En parcourant un blog sur un site gay je suis tombé sur les propos suivants : « Les actifs/passifs affichés sont en majorité passifs, on le sait tous et on sait très bien
pourquoi: il est très difficile de s'assumer uniquement passif. C'est un peu compréhensible, le passif est souvent considéré comme efféminé, c'est celui qu'on traite de pédé en priorité, c'est
bien sûr celui qu'on traite de salope ou de sac à foutre... C'est donc surtout un problème d'image: on met tout de suite dans la catégorie passif un mec efféminé alors que ce n'est pas forcément
le cas. Je veux surtout donner un conseil aux jeunes qui débutent lol : choisis plutôt d'être actif, entraîne-toi tout de suite. Les avantages sont nombreux. En tant qu'actif, on se sent moins
homo et on l'est moins aux yeux des hétéros. Celui qui fait l'homme est moins homo que celui qui fait la femme. C'est quand même plus viril…»
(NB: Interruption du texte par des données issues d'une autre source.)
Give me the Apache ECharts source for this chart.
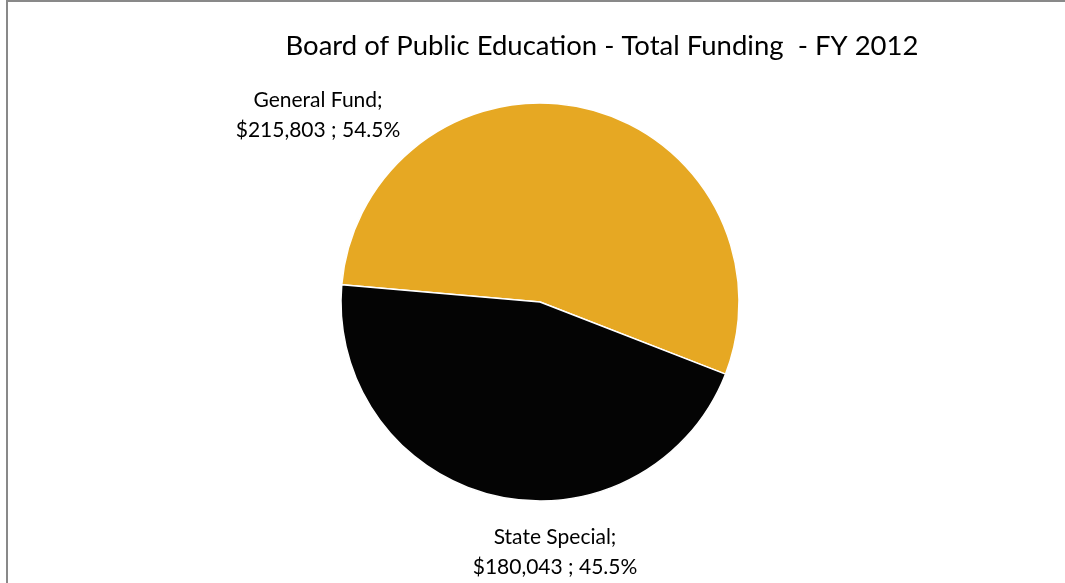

Une lecture trop rapide du dit billet, isolant ces quelques phrases de l’ensemble , aurait pu faire craindre une certaine homophobie, à tort, l’auteur affirmant haut et fort sa passivité en fin
de billet. Si ce texte m’a frappé c’est d’abord parce qu’il m’est arrivé, au moment de mon « coming out » et de ma période « militante » de détourner les concepts freudiens en définissant les «
actifs exclusifs » comme des hétéros latents, et surtout parce qu’il m’a rappelé ce que j’ai pu lire, il y a longtemps, à propos de Sartre qui aurait écrit (dans son livre sur Genet ?) que la
seule vrai homosexualité était l’homosexualité passive. En fait, en dépit d’un recherche « google » intensive, je n’ai pu retrouvé ses propos de Sartre et Didier Eribon n’y fait aucunement
allusion dans l’article ci-dessous
http://didiereribon.blogspot.com/2007/07
Pourtant cela ne semble pas si étonnant que cela si l’on se réfère à d’autres écrits de Sartre, antérieurs à son livre sur Genet : « l’orientation psychopathologique des homosexuels assumés ou
refoulés vers la collaboration, […] (est) essentiellement marquée par des attitudes féminines de soumission, de ruse et de séduction à l’égard des Allemands.
(http://culture-et-debats.over-blog.com/article-11988561.html).
Ces propos de Sartre vont tout à fait dans le sens du dernier livre de Patrick Buisson sur la sexualité à Vichy et de son hypothèse originale quant à la genèse de l’homophobie (Patrick Buisson,
pour ceux qui ne le connaitraient pas, est un journaliste politique, polémiste redoutable, longtemps sur LCI, qui a collaboré à Minute et au Crapouillot, très à droite donc, et aujourd’hui
conseiller politique de Nicolaparte). Ce livre cherche (entre autres) à expliquer pourquoi « l’homosexualité, largement acceptée en France jusqu’à la guerre, avait subi, de 1945 à 1968, une telle
répression ». Cette thèse appuyée sur de nombreux exemples : « Brasillach, Genet, Fraigneau, Jouhandeau, Benoît-Méchin, Abel Bonnard (excellent portrait de Gestapette), Montherlant, on n’en
finirait pas de citer tous ceux que l’enthousiasme esthétique pour les Appolon germains et les Siegfried casqués a poussé vers de fâcheuses dérives ». On oublie souvent que Genet a écrit avec «
Pompes funèbres » une déclaration d’amour au nazisme et que « Aspect comique de l’affaire : la déification de Jean Marais sous l’occupation. Loin d’être un avorton l’acteur emprunte aux guerriers
vainqueurs la splendeur de leur anatomie, tout en devant une icône du désordre moral ». De ce croisement entre imagerie nazie et fantasmes homosexuels « est née après guerre, je pense,
l’homophobie, terme qui n’existait même pas avant guerre ». On aurait ainsi assimilé amitiés particulières et penchants à la trahison. Selon Patrick Buisson est ainsi né le préjugé selon lequel «
la sexualité des individus les prédestine en politique à un type de comportement particulier, singulièrement l’homosexualité….identifiée à des valeurs féminines, prédétermine une attitude de
soumission, étrangère à la virilité….L’inverti est cet être qui non seulement est toujours subjugué par la force, mais en tire un plaisir inavouable, ignominieux ». « Dans cette idée, stupide si
on la généralise, niche les racines de l’homophobie ».